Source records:
○ ○ ○ ○

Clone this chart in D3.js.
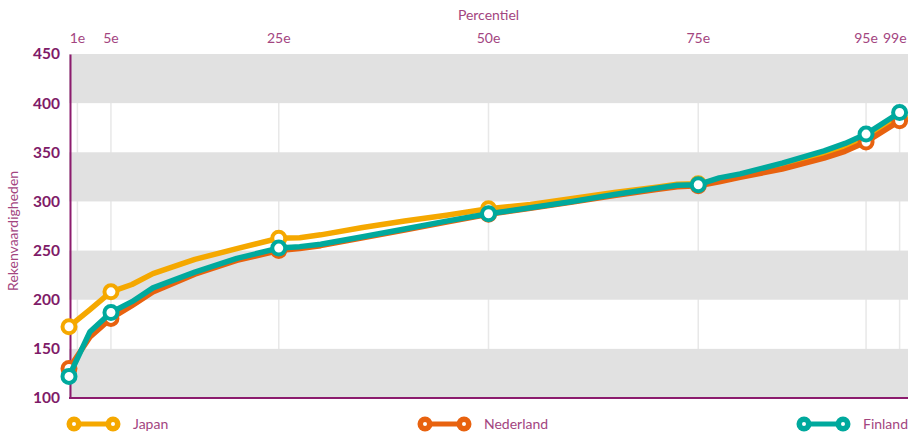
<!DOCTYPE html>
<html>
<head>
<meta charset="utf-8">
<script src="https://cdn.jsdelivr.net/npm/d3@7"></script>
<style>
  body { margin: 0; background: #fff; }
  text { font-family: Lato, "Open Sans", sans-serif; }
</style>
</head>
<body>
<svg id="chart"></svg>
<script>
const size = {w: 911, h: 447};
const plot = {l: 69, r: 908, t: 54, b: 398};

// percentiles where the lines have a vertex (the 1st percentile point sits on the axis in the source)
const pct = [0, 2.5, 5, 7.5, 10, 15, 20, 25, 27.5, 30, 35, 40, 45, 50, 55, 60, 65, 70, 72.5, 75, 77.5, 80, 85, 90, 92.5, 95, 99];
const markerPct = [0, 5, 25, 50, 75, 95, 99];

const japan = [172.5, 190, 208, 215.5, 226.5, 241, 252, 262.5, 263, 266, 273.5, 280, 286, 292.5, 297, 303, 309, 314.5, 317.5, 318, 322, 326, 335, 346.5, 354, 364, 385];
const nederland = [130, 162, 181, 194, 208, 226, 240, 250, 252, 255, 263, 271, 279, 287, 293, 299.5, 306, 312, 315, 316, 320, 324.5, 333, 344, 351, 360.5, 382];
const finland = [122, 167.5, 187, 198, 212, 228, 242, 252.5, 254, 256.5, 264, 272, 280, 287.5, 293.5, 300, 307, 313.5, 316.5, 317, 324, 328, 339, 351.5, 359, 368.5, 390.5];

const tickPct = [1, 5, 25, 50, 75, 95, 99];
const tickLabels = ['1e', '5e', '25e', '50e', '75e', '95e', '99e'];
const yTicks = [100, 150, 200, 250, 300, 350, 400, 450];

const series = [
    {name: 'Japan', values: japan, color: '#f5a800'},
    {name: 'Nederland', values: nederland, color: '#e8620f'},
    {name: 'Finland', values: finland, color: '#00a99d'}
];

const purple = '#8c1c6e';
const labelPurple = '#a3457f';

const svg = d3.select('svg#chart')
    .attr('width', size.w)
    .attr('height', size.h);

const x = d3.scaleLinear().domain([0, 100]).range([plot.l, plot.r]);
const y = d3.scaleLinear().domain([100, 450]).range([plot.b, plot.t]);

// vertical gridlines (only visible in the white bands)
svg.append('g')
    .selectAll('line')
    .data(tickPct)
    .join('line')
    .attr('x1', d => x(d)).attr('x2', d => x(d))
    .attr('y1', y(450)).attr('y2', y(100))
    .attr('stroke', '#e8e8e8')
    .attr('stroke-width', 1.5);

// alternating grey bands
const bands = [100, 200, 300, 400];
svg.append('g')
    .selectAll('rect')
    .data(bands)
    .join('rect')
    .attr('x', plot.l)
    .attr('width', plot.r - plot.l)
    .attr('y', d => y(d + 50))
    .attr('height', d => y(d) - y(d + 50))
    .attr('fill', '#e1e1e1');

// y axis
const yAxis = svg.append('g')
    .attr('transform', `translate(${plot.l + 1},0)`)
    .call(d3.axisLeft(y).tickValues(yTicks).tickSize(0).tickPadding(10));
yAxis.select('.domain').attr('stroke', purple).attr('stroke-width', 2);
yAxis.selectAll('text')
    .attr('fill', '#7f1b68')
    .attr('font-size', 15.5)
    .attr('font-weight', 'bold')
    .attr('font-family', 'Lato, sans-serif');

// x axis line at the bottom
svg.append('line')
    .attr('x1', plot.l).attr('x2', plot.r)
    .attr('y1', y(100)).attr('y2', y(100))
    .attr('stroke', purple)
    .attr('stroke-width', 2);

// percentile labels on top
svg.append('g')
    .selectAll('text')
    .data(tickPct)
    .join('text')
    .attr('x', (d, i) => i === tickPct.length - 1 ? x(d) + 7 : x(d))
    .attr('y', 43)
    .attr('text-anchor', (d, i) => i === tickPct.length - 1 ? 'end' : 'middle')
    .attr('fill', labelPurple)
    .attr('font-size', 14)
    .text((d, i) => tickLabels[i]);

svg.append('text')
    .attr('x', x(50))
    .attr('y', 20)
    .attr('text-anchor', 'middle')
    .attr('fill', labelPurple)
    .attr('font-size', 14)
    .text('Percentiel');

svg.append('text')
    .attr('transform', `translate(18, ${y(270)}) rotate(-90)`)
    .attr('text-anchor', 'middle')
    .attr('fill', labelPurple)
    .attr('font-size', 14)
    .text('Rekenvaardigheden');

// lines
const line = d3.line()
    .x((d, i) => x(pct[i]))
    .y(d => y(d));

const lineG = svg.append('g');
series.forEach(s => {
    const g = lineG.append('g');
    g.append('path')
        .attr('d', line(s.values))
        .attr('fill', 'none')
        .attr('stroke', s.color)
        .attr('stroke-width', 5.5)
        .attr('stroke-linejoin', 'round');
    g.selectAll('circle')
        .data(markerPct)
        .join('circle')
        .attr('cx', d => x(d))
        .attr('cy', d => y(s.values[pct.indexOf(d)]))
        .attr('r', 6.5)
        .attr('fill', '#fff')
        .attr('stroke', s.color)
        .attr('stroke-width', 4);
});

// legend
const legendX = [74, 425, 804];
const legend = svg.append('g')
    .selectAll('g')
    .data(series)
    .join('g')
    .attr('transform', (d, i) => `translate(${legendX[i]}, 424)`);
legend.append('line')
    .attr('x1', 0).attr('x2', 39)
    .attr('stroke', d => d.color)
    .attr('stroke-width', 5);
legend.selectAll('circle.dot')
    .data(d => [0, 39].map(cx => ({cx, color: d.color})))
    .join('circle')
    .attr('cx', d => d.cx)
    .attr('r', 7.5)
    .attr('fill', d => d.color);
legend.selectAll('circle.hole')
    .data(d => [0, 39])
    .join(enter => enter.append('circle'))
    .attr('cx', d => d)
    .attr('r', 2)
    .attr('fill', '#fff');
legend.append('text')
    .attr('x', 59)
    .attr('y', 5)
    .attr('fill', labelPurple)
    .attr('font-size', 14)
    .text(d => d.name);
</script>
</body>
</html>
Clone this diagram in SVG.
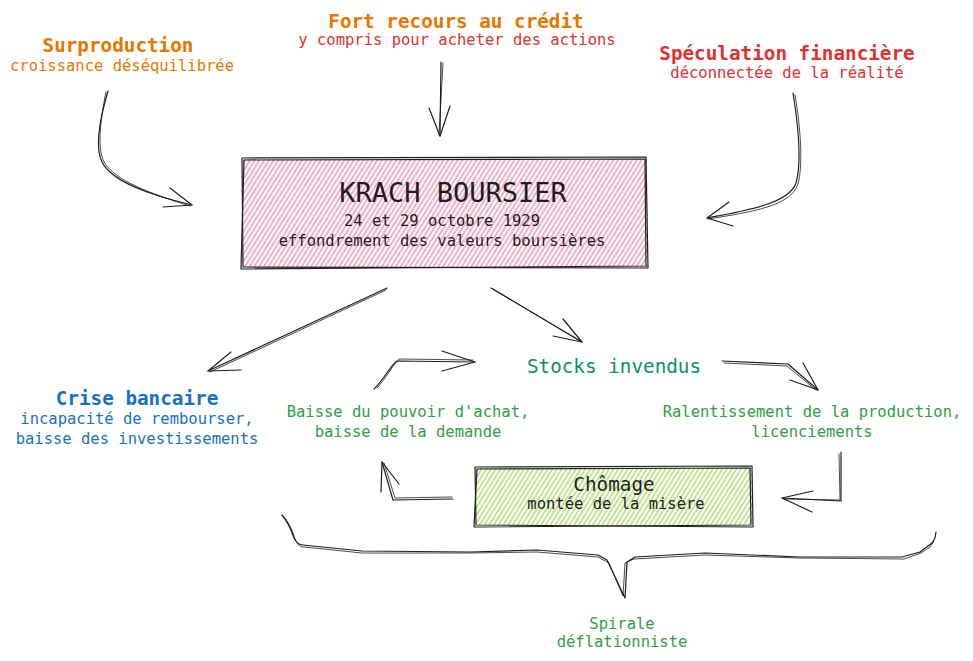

○ ○ ○ ○

- What the exercise asks:
Repeat the entries exactly and keep the pictures out of the copy.

- Output for this task:
Clone this chart in D3.js.
<!DOCTYPE html>
<html>
<head>
<meta charset="utf-8">
<script src="https://cdn.jsdelivr.net/npm/d3@7"></script>
<style>
  body { margin: 0; background: #fff; }
  text { font-family: Lato, "Open Sans", sans-serif; }
</style>
</head>
<body>
<svg id="chart"></svg>
<script>
const size = {w: 911, h: 447};
const plot = {l: 69, r: 908, t: 54, b: 398};

// percentiles where the lines have a vertex (the 1st percentile point sits on the axis in the source)
const pct = [0, 2.5, 5, 7.5, 10, 15, 20, 25, 27.5, 30, 35, 40, 45, 50, 55, 60, 65, 70, 72.5, 75, 77.5, 80, 85, 90, 92.5, 95, 99];
const markerPct = [0, 5, 25, 50, 75, 95, 99];

const japan = [172.5, 190, 208, 215.5, 226.5, 241, 252, 262.5, 263, 266, 273.5, 280, 286, 292.5, 297, 303, 309, 314.5, 317.5, 318, 322, 326, 335, 346.5, 354, 364, 385];
const nederland = [130, 162, 181, 194, 208, 226, 240, 250, 252, 255, 263, 271, 279, 287, 293, 299.5, 306, 312, 315, 316, 320, 324.5, 333, 344, 351, 360.5, 382];
const finland = [122, 167.5, 187, 198, 212, 228, 242, 252.5, 254, 256.5, 264, 272, 280, 287.5, 293.5, 300, 307, 313.5, 316.5, 317, 324, 328, 339, 351.5, 359, 368.5, 390.5];

const tickPct = [1, 5, 25, 50, 75, 95, 99];
const tickLabels = ['1e', '5e', '25e', '50e', '75e', '95e', '99e'];
const yTicks = [100, 150, 200, 250, 300, 350, 400, 450];

const series = [
    {name: 'Japan', values: japan, color: '#f5a800'},
    {name: 'Nederland', values: nederland, color: '#e8620f'},
    {name: 'Finland', values: finland, color: '#00a99d'}
];

const purple = '#8c1c6e';
const labelPurple = '#a3457f';

const svg = d3.select('svg#chart')
    .attr('width', size.w)
    .attr('height', size.h);

const x = d3.scaleLinear().domain([0, 100]).range([plot.l, plot.r]);
const y = d3.scaleLinear().domain([100, 450]).range([plot.b, plot.t]);

// vertical gridlines (only visible in the white bands)
svg.append('g')
    .selectAll('line')
    .data(tickPct)
    .join('line')
    .attr('x1', d => x(d)).attr('x2', d => x(d))
    .attr('y1', y(450)).attr('y2', y(100))
    .attr('stroke', '#e8e8e8')
    .attr('stroke-width', 1.5);

// alternating grey bands
const bands = [100, 200, 300, 400];
svg.append('g')
    .selectAll('rect')
    .data(bands)
    .join('rect')
    .attr('x', plot.l)
    .attr('width', plot.r - plot.l)
    .attr('y', d => y(d + 50))
    .attr('height', d => y(d) - y(d + 50))
    .attr('fill', '#e1e1e1');

// y axis
const yAxis = svg.append('g')
    .attr('transform', `translate(${plot.l + 1},0)`)
    .call(d3.axisLeft(y).tickValues(yTicks).tickSize(0).tickPadding(10));
yAxis.select('.domain').attr('stroke', purple).attr('stroke-width', 2);
yAxis.selectAll('text')
    .attr('fill', '#7f1b68')
    .attr('font-size', 15.5)
    .attr('font-weight', 'bold')
    .attr('font-family', 'Lato, sans-serif');

// x axis line at the bottom
svg.append('line')
    .attr('x1', plot.l).attr('x2', plot.r)
    .attr('y1', y(100)).attr('y2', y(100))
    .attr('stroke', purple)
    .attr('stroke-width', 2);

// percentile labels on top
svg.append('g')
    .selectAll('text')
    .data(tickPct)
    .join('text')
    .attr('x', (d, i) => i === tickPct.length - 1 ? x(d) + 7 : x(d))
    .attr('y', 43)
    .attr('text-anchor', (d, i) => i === tickPct.length - 1 ? 'end' : 'middle')
    .attr('fill', labelPurple)
    .attr('font-size', 14)
    .text((d, i) => tickLabels[i]);

svg.append('text')
    .attr('x', x(50))
    .attr('y', 20)
    .attr('text-anchor', 'middle')
    .attr('fill', labelPurple)
    .attr('font-size', 14)
    .text('Percentiel');

svg.append('text')
    .attr('transform', `translate(18, ${y(270)}) rotate(-90)`)
    .attr('text-anchor', 'middle')
    .attr('fill', labelPurple)
    .attr('font-size', 14)
    .text('Rekenvaardigheden');

// lines
const line = d3.line()
    .x((d, i) => x(pct[i]))
    .y(d => y(d));

const lineG = svg.append('g');
series.forEach(s => {
    const g = lineG.append('g');
    g.append('path')
        .attr('d', line(s.values))
        .attr('fill', 'none')
        .attr('stroke', s.color)
        .attr('stroke-width', 5.5)
        .attr('stroke-linejoin', 'round');
    g.selectAll('circle')
        .data(markerPct)
        .join('circle')
        .attr('cx', d => x(d))
        .attr('cy', d => y(s.values[pct.indexOf(d)]))
        .attr('r', 6.5)
        .attr('fill', '#fff')
        .attr('stroke', s.color)
        .attr('stroke-width', 4);
});

// legend
const legendX = [74, 425, 804];
const legend = svg.append('g')
    .selectAll('g')
    .data(series)
    .join('g')
    .attr('transform', (d, i) => `translate(${legendX[i]}, 424)`);
legend.append('line')
    .attr('x1', 0).attr('x2', 39)
    .attr('stroke', d => d.color)
    .attr('stroke-width', 5);
legend.selectAll('circle.dot')
    .data(d => [0, 39].map(cx => ({cx, color: d.color})))
    .join('circle')
    .attr('cx', d => d.cx)
    .attr('r', 7.5)
    .attr('fill', d => d.color);
legend.selectAll('circle.hole')
    .data(d => [0, 39])
    .join(enter => enter.append('circle'))
    .attr('cx', d => d)
    .attr('r', 2)
    .attr('fill', '#fff');
legend.append('text')
    .attr('x', 59)
    .attr('y', 5)
    .attr('fill', labelPurple)
    .attr('font-size', 14)
    .text(d => d.name);
</script>
</body>
</html>
Clone this diagram in SVG.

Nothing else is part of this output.